Thursday 11 August 2011

Terrorism victims can garnish money sprint owes Iran

WSJ -- A federal judge ruled Wednesday that a group of terrorism victims owed hundreds of millions of dollars from Iran can garnish funds that Sprint Nextel Corp. (S) owes to a state-owned Iranian telecommunications company.

The Sprint payments to be seized are small: $613,000. But U.S. District Judge Royce Lamberth in Washington said the ruling was "a step in the right direction" for victims of the 1996 truck bombing of the Khobar Towers in Saudi Arabia, which housed U.S. military personnel. The blast killed 19 American servicemen and wounded many others.

Lamberth said he wanted to believe his ruling "represents renewed hope for long-suffering victims of state-sponsored terrorism." But the bleak reality, he said, was that the Sprint funds were an "infinitesimal sum" dwarfed by the "endless agony and suffering befalling these victims."

Lamberth ruled in 2009 that the victims and their families were entitled to nearly $600 million in damages from Iran. The judge found that senior Iranian officials planned and sponsored the bombing, working with Hezbollah to execute it.

As part of their effort to collect on the judgment, the victims sought to garnish the money Sprint owed to the Telecommunication Infrastructure Company of Iran.

Despite the U.S. economic sanctions against Iran, Sprint has a license that allows it to exchange long-distance traffic with the state-owned company. It owed the money for calls processed by the Iranian network.

Sprint said in court papers that it had little incentive to litigate the case, but objected to the victims' garnishment because it feared it would have to pay the money twice--once to the victims and then again to the Iranian company, which likely would still demand payment.

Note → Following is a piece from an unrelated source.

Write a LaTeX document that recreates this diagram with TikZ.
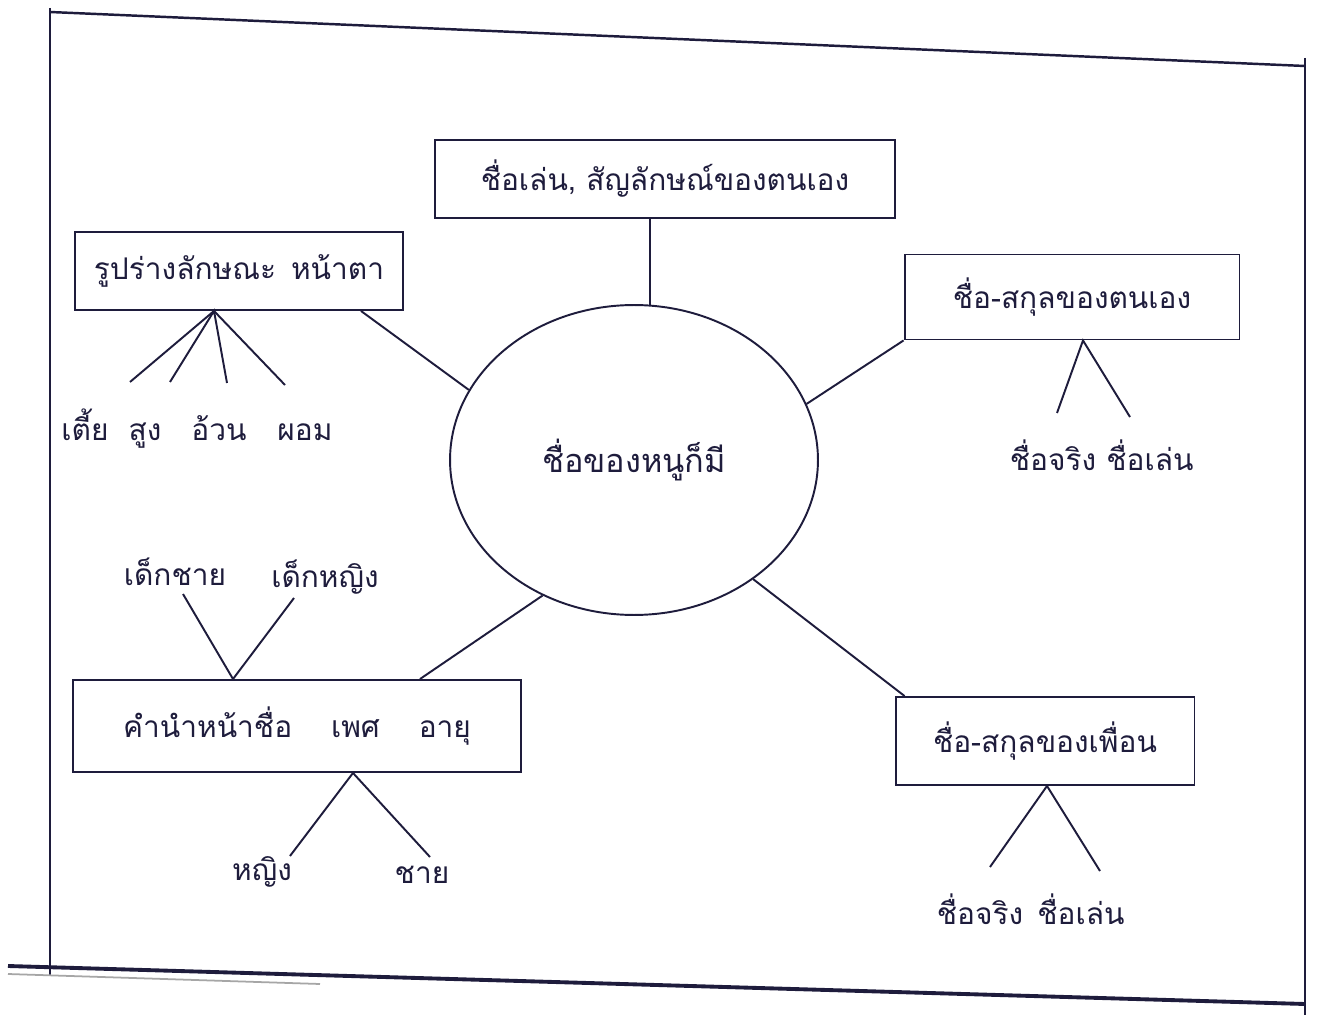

Sprint warned that such garnishments would interfere with U.S. foreign-policy judgments that encourage telecommunications traffic between the U.S. and Iran.

Lamberth, however, said that Congress in 2008 announced a "broad new policy to aid terrorist victims," allowing them to seize funds headed for any agency or instrumentality of Iran. "The court will not stand as a roadblock on the path to justice," he said.

The judge last year invited the federal government to express its views on whether terrorism victims can garnish payments by U.S. companies, but he said in Wednesday's ruling that no U.S. officials ever responded.

Lamberth ordered Sprint to turn over the money within three weeks.

Sprint said in a statement that it "is satisfied with the ruling and will comply with it." Lawyers for the plaintiffs did not immediately respond to requests for comment.